Definition of maximumError in MLRegressor is
The largest absolute difference between the expected values and the model's predicted values during testing or training.
So that means, as results may be 0 or 1, that for an expected 1 you get always a prediction above 0.44 and for an expected 0 a prediction less than 0.56.
So, building an estimator by comparing the result to 0.5 and deciding 0 if below 0.5 and 1 if above, would give already a pretty robust prediction.
That means also that winner is really influenced by playing at home or outside (winner playing at home more often probably).
So, it is not a toss, because with a toss, the maximum error would be close to 1 (in some cases, predicting zero where it should be 1).
have you measured the rootMeanSquaredError ? That could help evaluating the error probability with the above estimate.
maximumError was 0.558 and rootMeanSquaredError was 0.498.
So it seems I completely misinterpreted these results. I must dig out my old statistics books!
Could you post the code of your example, to play a little with it ?
In fact, it is a bit difficult to understand what this model training real means.

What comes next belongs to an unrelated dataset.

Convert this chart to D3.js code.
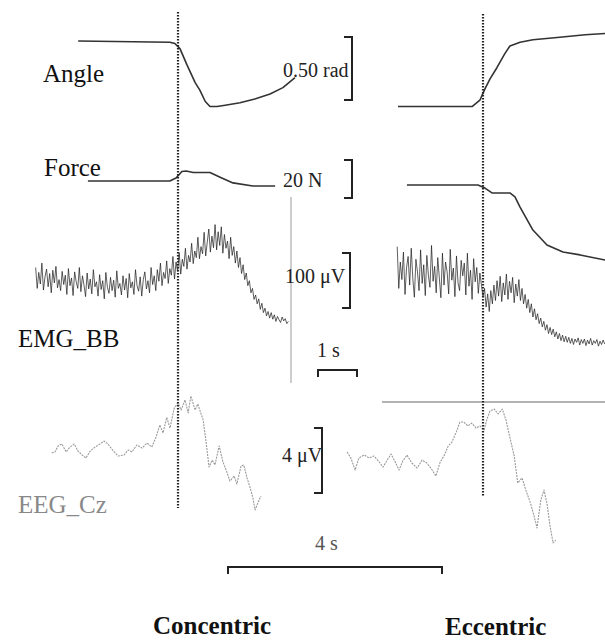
<!DOCTYPE html>
<html>
<head>
<meta charset="utf-8">
<script src="https://cdn.jsdelivr.net/npm/d3@7"></script>
<style>
  body { margin: 0; background: #ffffff; }
  svg { display: block; font-family: "Liberation Serif", "DejaVu Serif", serif; }
</style>
</head>
<body>
<div id="content"></div>
<script>
// time in s relative to movement onset (dotted line), values in trace units
var angleCon = [[-2.56, 0], [-0.21, -0.01], [-0.08, -0.02], [0.05, -0.06], [0.23, -0.19], [0.44, -0.33],
                [0.56, -0.39], [0.70, -0.48], [0.82, -0.52], [1.0, -0.52], [1.21, -0.51], [1.59, -0.49],
                [1.97, -0.46], [2.36, -0.42], [2.69, -0.37], [3.0, -0.29]];
var angleEcc = [[-2.18, -0.52], [-0.28, -0.52], [-0.08, -0.47], [0.05, -0.38], [0.18, -0.30], [0.36, -0.21],
                [0.56, -0.10], [0.69, -0.04], [0.95, -0.01], [1.28, 0.01], [1.97, 0.03], [2.62, 0.05], [3.13, 0.06]];
var forceCon = [[-2.31, 0], [-0.21, 0], [-0.05, 1.6], [0.10, 5.0], [0.21, 5.3], [0.39, 4.5], [0.82, 4.5],
                [1.08, 2.0], [1.41, -1.0], [1.92, -2.6], [2.49, -2.6]];
var forceEcc = [[-1.95, -2.1], [-0.13, -2.1], [0.05, -3.7], [0.23, -6.3], [0.69, -6.3], [0.82, -8.4],
                [0.95, -13.7], [1.28, -25.8], [1.64, -33.7], [2.05, -37.4], [2.49, -38.9], [3.13, -41.6]];

// EMG_BB samples (uV): first sample time and sample interval in s
var emgConStart = -3.65, emgEccStart = -2.2, emgStep = 0.04;
var emgCon = [150, 112, 141, 120, 158, 109, 133, 147, 115, 139,
              104, 145, 122, 152, 113, 128, 108, 143, 119, 136,
              101, 148, 117, 131, 99, 142, 124, 112, 150, 106,
              135, 118, 97, 140, 111, 129, 102, 146, 115, 124,
              98, 137, 110, 126, 93, 141, 114, 103, 132, 108,
              127, 96, 144, 112, 121, 100, 135, 109, 130, 95,
              139, 113, 124, 101, 146, 117, 107, 133, 98, 128,
              142, 111, 126, 104, 150, 119, 135, 108, 146, 125,
              158, 117, 141, 130, 162, 121, 148, 136, 170, 129,
              160, 143, 177, 138, 165, 152, 185, 147, 172, 160,
              194, 157, 180, 168, 205, 166, 188, 175, 214, 171,
              196, 220, 178, 207, 186, 228, 182, 215, 190, 224,
              176, 210, 185, 198, 166, 205, 172, 188, 158, 180,
              150, 168, 139, 155, 128, 140, 117, 126, 104, 112,
              92, 100, 84, 93, 74, 85, 68, 76, 62, 70,
              58, 68, 56, 64, 52, 61, 55, 50, 60, 53,
              57, 48, 52];
var emgEcc = [188, 112, 160, 128, 178, 101, 150, 170, 118, 185,
              130, 96, 165, 142, 108, 182, 121, 155, 99, 172,
              136, 114, 190, 125, 152, 104, 168, 131, 95, 176,
              118, 160, 142, 102, 183, 127, 149, 97, 171, 122,
              108, 163, 135, 158, 100, 176, 116, 145, 92, 166,
              124, 150, 103, 140, 118, 96, 112, 78, 102, 70,
              108, 84, 118, 90, 126, 98, 134, 88, 122, 100,
              138, 92, 125, 104, 132, 86, 120, 98, 128, 90,
              112, 84, 101, 76, 92, 68, 84, 60, 75, 55,
              66, 48, 58, 42, 52, 36, 46, 30, 41, 28,
              38, 24, 33, 20, 30, 17, 27, 15, 25, 14,
              23, 12, 21, 10, 20, 14, 22, 9, 19, 12,
              20, 8, 18, 11, 21, 9, 17, 12, 19, 7,
              16, 10, 18, 11];

// EEG_Cz (s, uV)
var eegCon = [[-2.36, -0.18], [-2.30, -0.12], [-2.24, 0.25], [-2.17, 0.37], [-2.09, -0.12], [-2.02, 0.18],
              [-1.94, 0.37], [-1.87, -0.06], [-1.79, -0.31], [-1.72, -0.49], [-1.64, -0.06], [-1.55, 0.18],
              [-1.46, 0.37], [-1.38, 0.55], [-1.31, 0.37], [-1.21, -0.06], [-1.12, -0.37], [-1.01, -0.31],
              [-0.93, 0], [-0.86, -0.12], [-0.77, 0.31], [-0.67, 0.12], [-0.58, 0.43], [-0.49, 0.18],
              [-0.41, 0.80], [-0.34, 1.54], [-0.28, 1.05], [-0.21, 2.0], [-0.15, 1.35], [-0.07, 2.58],
              [0, 2.89], [0.06, 2.46], [0.13, 3.08], [0.19, 2.28], [0.24, 3.32], [0.32, 2.46], [0.37, 2.83],
              [0.47, 1.85], [0.52, 0.62], [0.58, -1.05], [0.64, -0.62], [0.69, -0.92], [0.77, 0.25],
              [0.84, -0.74], [0.90, -1.23], [0.97, -1.91], [1.05, -1.6], [1.10, -2.09], [1.18, -0.98],
              [1.23, -0.92], [1.29, -1.72], [1.35, -2.34], [1.40, -2.95], [1.44, -3.69], [1.50, -3.2], [1.55, -2.83]];
var eegEcc = [[-2.54, -0.12], [-2.47, -0.49], [-2.39, -1.23], [-2.32, -0.49], [-2.22, -0.31], [-2.13, -0.49],
              [-2.04, -0.37], [-1.94, -0.74], [-1.87, -1.05], [-1.79, -0.62], [-1.72, -0.25], [-1.64, -0.74],
              [-1.57, -1.23], [-1.50, -0.68], [-1.42, -0.31], [-1.33, -0.8], [-1.23, -1.11], [-1.14, -0.62],
              [-1.05, -0.8], [-0.95, -1.23], [-0.88, -1.6], [-0.80, -0.74], [-0.73, -0.37], [-0.65, 0.25],
              [-0.58, 0.49], [-0.50, 1.11], [-0.43, 1.72], [-0.36, 1.72], [-0.28, 1.48], [-0.21, 1.66],
              [-0.13, 1.35], [-0.06, 1.48], [0.02, 1.23], [0.07, 1.85], [0.13, 2.4], [0.21, 2.52],
              [0.28, 2.22], [0.36, 2.52], [0.43, 1.85], [0.50, 0.8], [0.58, -0.31], [0.65, -2.03],
              [0.73, -1.72], [0.80, -2.46], [0.88, -3.2], [0.95, -4.0], [1.01, -4.8], [1.08, -3.08],
              [1.14, -2.46], [1.20, -3.38], [1.25, -4.62], [1.31, -5.72], [1.36, -5.54]];

var traceLabels = ["Angle", "Force", "EMG_BB", "EEG_Cz"];
var scaleLabels = ["0.50 rad", "20 N", "100 \u03bcV", "4 \u03bcV"];
var scaleValues = [0.5, 20, 100, 4];
var timeLabels = ["1 s", "4 s"];
var timeValues = [1, 4];
var conditions = ["Concentric", "Eccentric"];

var svg = d3.select("#content").append("svg")
    .attr("width", 605)
    .attr("height", 642)
    .style("background", "#ffffff");

var onsets = [178, 483];
var pxTop = 39, pxEeg = 53.5;

var angleY = d3.scaleLinear().domain([0, -0.5]).range([41, 104]);
var forceY = d3.scaleLinear().domain([0, -20]).range([181, 219]);
var emgY = d3.scaleLinear().domain([0, 100]).range([350, 295]);
var eegY = d3.scaleLinear().domain([0, -4]).range([450, 515]);

function topX(i){ return d3.scaleLinear().domain([0, 1]).range([onsets[i], onsets[i] + pxTop]); }
function eegX(i){ return d3.scaleLinear().domain([0, 1]).range([onsets[i], onsets[i] + pxEeg]); }

function drawTrace(data, x, y, stroke, width, dash){
    var line = d3.line().x(function(d){ return x(d[0]); }).y(function(d){ return y(d[1]); });
    svg.append("path")
        .attr("d", line(data))
        .attr("fill", "none")
        .attr("stroke", stroke)
        .attr("stroke-width", width)
        .attr("stroke-linejoin", "round")
        .attr("stroke-dasharray", dash || null);
}

function samples(vals, start){
    return vals.map(function(v, i){ return [start + i * emgStep, v]; });
}

//stray axis lines from the original figure
svg.append("path").attr("d", "M291,197 L291,383")
    .attr("stroke", "#bdbdbd").attr("stroke-width", 1.5);
svg.append("path").attr("d", "M382,402 L605,402")
    .attr("stroke", "#666666").attr("stroke-width", 1);

//Traces
drawTrace(angleCon, topX(0), angleY, "#333333", 1.6);
drawTrace(angleEcc, topX(1), angleY, "#333333", 1.6);
drawTrace(forceCon, topX(0), forceY, "#333333", 1.6);
drawTrace(forceEcc, topX(1), forceY, "#333333", 1.6);
drawTrace(samples(emgCon, emgConStart), topX(0), emgY, "#1a1a1a", 0.7);
drawTrace(samples(emgEcc, emgEccStart), topX(1), emgY, "#1a1a1a", 0.7);
drawTrace(eegCon, eegX(0), eegY, "#9a9a9a", 1.1, "2,1");
drawTrace(eegEcc, eegX(1), eegY, "#9a9a9a", 1.1, "2,1");

//Onset markers
svg.append("path").attr("d", "M" + onsets[0] + ",12 L" + onsets[0] + ",508")
    .attr("stroke", "#222222").attr("stroke-width", 2.2).attr("stroke-dasharray", "1.5,1.5");
svg.append("path").attr("d", "M" + onsets[1] + ",14 L" + onsets[1] + ",496")
    .attr("stroke", "#222222").attr("stroke-width", 2.2).attr("stroke-dasharray", "1.5,1.5");

//Trace names
var namePos = [[43, 82], [44, 176], [18, 347], [18, 513]];
var nameCol = ["#111111", "#111111", "#111111", "#888888"];
for(var i = 0; i < traceLabels.length; i++){
    svg.append("text")
        .text(traceLabels[i])
        .attr("x", namePos[i][0])
        .attr("y", namePos[i][1])
        .attr("font-size", 25)
        .attr("fill", nameCol[i]);
}

//Amplitude scale brackets
var yScales = [angleY, forceY, emgY, eegY];
var bracketX = [352, 352, 350, 322];
var bracketTop = [37, 160, 253, 428];
var labelPos = [[283, 77], [283, 187], [285, 283], [282, 462]];
for(var i = 0; i < scaleLabels.length; i++){
    var ys = yScales[i];
    var len = Math.abs(ys(scaleValues[i]) - ys(0));
    var by = bracketTop[i], bx = bracketX[i];
    svg.append("path")
        .attr("d", "M" + (bx - 8) + "," + by + " L" + bx + "," + by + " L" + bx + "," + (by + len) + " L" + (bx - 8) + "," + (by + len))
        .attr("stroke", "#222222")
        .attr("stroke-width", 2)
        .attr("fill", "none");
    svg.append("text")
        .text(scaleLabels[i])
        .attr("x", labelPos[i][0])
        .attr("y", labelPos[i][1])
        .attr("font-size", 20)
        .attr("fill", "#222222");
}

//Time scale bars
var timeX = [topX(0), eegX(0)];
var barStart = [318, 228];
var barY = [370, 567];
var timeText = [[317, 357, "#222222"], [315, 550, "#555555"]];
for(var i = 0; i < timeLabels.length; i++){
    var w = timeX[i](timeValues[i]) - timeX[i](0);
    var x0 = barStart[i], y0 = barY[i];
    svg.append("path")
        .attr("d", "M" + x0 + "," + (y0 + 7) + " L" + x0 + "," + y0 + " L" + (x0 + w) + "," + y0 + " L" + (x0 + w) + "," + (y0 + 7))
        .attr("stroke", "#222222")
        .attr("stroke-width", 2)
        .attr("fill", "none");
    svg.append("text")
        .text(timeLabels[i])
        .attr("x", timeText[i][0])
        .attr("y", timeText[i][1])
        .attr("font-size", 20)
        .attr("fill", timeText[i][2]);
}

//Condition captions
var condPos = [[153, 634], [445, 635]];
for(var i = 0; i < conditions.length; i++){
    svg.append("text")
        .text(conditions[i])
        .attr("x", condPos[i][0])
        .attr("y", condPos[i][1])
        .attr("font-size", 25)
        .attr("font-weight", "bold")
        .attr("fill", "#111111");
}
</script>
</body>
</html>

What is the output of the model: 0 or 1 or a value between 0 and 1 (should be otherwise max error would necessarily be 0 or 1)

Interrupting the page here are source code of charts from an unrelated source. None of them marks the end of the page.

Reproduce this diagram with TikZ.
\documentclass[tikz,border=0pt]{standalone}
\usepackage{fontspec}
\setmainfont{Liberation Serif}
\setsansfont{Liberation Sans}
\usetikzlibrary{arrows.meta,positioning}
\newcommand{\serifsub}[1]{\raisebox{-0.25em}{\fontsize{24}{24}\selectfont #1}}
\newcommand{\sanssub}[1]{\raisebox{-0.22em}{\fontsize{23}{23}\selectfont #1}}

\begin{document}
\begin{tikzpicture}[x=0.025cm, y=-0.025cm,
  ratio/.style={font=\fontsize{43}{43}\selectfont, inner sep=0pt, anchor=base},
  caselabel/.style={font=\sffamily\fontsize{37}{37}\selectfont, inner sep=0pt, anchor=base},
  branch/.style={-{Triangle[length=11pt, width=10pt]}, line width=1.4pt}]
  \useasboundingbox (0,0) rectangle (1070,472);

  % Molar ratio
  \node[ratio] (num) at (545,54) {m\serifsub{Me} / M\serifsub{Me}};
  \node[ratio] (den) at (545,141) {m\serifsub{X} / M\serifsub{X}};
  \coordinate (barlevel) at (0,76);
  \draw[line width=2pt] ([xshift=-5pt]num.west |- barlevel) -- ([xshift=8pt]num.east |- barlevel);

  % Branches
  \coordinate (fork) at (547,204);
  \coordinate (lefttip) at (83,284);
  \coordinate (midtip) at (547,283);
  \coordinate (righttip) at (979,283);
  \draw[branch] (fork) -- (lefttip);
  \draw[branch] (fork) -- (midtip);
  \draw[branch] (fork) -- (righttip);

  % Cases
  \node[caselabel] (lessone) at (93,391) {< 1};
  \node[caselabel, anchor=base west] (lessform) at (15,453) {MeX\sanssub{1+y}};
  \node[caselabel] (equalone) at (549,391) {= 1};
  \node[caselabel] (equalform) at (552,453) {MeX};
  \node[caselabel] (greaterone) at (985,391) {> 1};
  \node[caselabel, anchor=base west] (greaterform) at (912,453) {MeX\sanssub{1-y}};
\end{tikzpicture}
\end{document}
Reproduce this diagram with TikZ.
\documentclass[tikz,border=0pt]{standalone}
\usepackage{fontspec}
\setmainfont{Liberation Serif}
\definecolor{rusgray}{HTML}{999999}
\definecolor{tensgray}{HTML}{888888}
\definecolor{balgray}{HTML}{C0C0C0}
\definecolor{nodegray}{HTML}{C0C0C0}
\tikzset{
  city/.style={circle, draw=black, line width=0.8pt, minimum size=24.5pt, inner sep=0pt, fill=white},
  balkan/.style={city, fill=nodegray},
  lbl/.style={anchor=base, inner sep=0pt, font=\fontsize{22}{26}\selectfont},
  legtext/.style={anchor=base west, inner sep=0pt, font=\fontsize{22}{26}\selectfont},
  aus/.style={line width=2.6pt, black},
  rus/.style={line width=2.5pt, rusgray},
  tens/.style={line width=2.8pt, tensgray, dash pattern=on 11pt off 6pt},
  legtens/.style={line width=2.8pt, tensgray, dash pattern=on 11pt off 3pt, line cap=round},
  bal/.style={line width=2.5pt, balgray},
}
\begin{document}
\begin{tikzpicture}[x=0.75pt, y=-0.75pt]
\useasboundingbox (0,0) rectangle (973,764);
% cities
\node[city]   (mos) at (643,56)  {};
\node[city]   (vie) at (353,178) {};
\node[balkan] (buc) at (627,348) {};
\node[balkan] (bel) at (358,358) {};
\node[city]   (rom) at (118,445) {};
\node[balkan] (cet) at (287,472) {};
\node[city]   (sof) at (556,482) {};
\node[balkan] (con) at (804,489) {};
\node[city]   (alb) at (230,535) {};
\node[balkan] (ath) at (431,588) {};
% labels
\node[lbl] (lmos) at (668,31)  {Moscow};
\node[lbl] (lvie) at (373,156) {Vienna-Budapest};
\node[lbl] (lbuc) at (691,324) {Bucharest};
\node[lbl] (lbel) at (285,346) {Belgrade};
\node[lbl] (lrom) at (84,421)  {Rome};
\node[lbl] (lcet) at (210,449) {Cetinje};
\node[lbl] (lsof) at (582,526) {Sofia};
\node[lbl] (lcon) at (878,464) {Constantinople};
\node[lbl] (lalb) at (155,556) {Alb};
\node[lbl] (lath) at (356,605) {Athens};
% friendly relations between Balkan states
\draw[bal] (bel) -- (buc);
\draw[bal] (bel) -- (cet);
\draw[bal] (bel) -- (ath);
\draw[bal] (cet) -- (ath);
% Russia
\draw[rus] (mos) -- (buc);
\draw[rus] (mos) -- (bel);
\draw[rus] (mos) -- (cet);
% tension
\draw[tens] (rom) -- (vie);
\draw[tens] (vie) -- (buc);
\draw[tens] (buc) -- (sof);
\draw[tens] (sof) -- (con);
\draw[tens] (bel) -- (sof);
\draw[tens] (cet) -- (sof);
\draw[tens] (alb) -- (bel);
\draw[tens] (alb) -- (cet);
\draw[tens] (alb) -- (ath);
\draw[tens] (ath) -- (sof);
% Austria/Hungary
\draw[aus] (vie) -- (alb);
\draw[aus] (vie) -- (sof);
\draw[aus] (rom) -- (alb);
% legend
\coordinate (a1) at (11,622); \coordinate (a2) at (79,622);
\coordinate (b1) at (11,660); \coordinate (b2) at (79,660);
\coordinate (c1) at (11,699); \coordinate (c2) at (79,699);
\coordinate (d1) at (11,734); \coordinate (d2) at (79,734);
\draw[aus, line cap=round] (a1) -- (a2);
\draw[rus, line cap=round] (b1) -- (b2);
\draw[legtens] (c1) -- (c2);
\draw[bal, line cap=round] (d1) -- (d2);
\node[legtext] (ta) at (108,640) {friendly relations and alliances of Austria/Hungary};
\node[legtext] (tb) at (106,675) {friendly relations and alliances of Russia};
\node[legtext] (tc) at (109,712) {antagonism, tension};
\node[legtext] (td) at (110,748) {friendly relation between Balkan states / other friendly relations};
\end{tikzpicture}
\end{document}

But the point here is that 0.56 is the maximum error, not the average error. If average error was 0.56, it would probably mean it is a random choice. That's different with max error.
rootMeanSquaredError of 0.498 shows thar error is largely distributed between 0 and 0.56 ; I would guess an average error (if the model can provide it) of about 0.3
I wonder if regressor is best suited in this case. Do you uise a Linear regressor (that's what I guess) or decisionTree ?

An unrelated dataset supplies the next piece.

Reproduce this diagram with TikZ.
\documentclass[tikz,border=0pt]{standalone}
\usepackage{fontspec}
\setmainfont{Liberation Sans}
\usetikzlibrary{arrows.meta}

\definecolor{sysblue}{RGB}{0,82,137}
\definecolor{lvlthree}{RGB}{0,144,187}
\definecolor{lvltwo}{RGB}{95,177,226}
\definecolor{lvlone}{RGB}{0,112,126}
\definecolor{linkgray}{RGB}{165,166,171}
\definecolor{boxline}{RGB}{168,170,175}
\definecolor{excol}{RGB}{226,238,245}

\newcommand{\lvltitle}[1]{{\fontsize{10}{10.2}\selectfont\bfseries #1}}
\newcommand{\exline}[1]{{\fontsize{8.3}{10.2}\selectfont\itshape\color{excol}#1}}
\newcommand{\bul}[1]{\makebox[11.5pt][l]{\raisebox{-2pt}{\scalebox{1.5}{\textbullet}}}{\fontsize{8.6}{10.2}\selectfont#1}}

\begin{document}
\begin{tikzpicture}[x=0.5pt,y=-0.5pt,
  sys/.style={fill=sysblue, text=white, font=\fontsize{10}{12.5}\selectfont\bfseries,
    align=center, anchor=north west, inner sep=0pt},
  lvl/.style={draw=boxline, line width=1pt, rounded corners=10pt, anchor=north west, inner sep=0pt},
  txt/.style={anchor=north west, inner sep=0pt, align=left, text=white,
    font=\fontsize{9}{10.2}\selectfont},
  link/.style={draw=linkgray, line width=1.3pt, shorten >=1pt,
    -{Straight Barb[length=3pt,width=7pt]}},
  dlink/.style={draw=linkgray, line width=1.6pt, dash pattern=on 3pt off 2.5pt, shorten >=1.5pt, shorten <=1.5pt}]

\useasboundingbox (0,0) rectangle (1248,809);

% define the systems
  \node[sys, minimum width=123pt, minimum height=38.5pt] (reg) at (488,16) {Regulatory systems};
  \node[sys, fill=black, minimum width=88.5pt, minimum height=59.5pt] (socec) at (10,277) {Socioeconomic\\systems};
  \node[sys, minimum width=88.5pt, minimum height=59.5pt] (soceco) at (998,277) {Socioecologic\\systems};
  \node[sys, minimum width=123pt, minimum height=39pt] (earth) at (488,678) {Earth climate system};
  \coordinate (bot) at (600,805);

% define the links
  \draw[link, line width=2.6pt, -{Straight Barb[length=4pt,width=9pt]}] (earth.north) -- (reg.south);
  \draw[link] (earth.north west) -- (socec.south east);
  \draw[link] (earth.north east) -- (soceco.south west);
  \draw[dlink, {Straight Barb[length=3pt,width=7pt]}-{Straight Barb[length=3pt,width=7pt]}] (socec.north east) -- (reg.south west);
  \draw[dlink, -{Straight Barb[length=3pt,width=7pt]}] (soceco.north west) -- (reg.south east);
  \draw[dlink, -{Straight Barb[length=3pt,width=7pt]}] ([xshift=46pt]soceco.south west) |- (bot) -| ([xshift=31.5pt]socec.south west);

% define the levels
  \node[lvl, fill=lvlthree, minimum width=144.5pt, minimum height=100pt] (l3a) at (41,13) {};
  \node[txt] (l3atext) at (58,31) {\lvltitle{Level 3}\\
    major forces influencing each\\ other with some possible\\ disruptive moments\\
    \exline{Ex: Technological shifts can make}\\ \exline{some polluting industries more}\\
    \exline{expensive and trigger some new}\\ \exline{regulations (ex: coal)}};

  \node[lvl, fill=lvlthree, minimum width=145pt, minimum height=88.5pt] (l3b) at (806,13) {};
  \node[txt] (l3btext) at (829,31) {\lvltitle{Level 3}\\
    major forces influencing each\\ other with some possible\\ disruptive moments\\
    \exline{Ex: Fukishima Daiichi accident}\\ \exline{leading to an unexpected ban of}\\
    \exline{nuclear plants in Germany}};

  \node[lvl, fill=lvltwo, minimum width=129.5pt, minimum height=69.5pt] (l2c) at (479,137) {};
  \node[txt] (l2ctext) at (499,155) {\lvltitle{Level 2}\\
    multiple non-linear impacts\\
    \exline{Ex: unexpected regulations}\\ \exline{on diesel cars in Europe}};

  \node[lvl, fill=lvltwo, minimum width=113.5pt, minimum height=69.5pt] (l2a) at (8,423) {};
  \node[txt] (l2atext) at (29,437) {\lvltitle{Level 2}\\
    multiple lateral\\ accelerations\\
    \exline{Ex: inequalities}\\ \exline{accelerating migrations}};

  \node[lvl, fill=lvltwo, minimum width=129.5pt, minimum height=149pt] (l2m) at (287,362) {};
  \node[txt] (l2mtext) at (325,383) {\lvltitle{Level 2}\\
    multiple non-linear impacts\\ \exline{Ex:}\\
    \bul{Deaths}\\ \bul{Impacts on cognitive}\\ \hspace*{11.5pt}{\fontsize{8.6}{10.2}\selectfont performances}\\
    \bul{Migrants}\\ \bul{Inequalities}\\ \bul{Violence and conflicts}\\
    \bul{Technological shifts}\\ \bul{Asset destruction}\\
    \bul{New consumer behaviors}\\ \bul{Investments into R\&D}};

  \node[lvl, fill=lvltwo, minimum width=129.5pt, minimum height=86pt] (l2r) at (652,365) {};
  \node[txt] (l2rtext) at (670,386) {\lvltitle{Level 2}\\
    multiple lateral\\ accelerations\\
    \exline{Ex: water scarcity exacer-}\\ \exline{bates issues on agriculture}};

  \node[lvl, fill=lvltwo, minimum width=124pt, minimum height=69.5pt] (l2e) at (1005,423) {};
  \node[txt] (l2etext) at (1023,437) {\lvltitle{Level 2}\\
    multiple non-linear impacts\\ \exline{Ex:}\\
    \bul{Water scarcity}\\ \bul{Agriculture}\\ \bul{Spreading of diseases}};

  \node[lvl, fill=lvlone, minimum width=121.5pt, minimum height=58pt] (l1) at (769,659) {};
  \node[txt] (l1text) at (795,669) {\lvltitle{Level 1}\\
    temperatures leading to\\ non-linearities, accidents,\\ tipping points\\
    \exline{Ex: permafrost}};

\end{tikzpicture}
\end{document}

As real values are discrete, linear regressor is probably not well suited.
Here's the code from the playground I'm using:
let home_wins_A = Bundle.main.url(forResource: "home_wins_A", withExtension: "csv") var dataTable_A = try MLDataTable(contentsOf: home_wins_A!) let home_wins_B = Bundle.main.url(forResource: "home_wins_B", withExtension: "csv") var dataTable_B = try MLDataTable(contentsOf: home_wins_B!) // Regression let (evaluationTable_A, trainingTable_A) = dataTable_A.randomSplit(by: 0.2, seed: 5) let regressor = try MLRegressor(trainingData: trainingTable_A, targetColumn: "result") let regressorEvaluation = regressor.evaluation(on: evaluationTable_A) regressorEvaluation.maximumError regressorEvaluation.rootMeanSquaredError // Classification let (evaluationTable_B, trainingTable_B) = dataTable_B.randomSplit(by: 0.2, seed: 5) let classifier = try MLClassifier(trainingData: trainingTable_B, targetColumn: "result") let classifierEvaluation = classifier.evaluation(on: evaluationTable_B) classifierEvaluation.classificationError
The file home_wins_A has three integer fields: home, away, and result. The first two are the id numbers of the teams. The last field is 1 if the home team won, and 0 otherwise. The file home_wins_B has three string fields with the same names. The first two are three-letter abbreviations of the team names (e.g. "MTL" for Montreal). The last field is "W" if the home team won, and "L" otherwise.
Both files were generated from the same data set, which lists the 11,434 games played in the NHL since 2010. Unfortunately, I don't see any way to attach the CSV files to this post.
Here are the results I'm now getting:
regressorEvaluation.maximumError = 0.852
regressorEvaluation.rootMeanSquaredError = 0.496
classifierEvaluation.classificationError = 0.45
Many thanks for your explanations: they've been very helpful!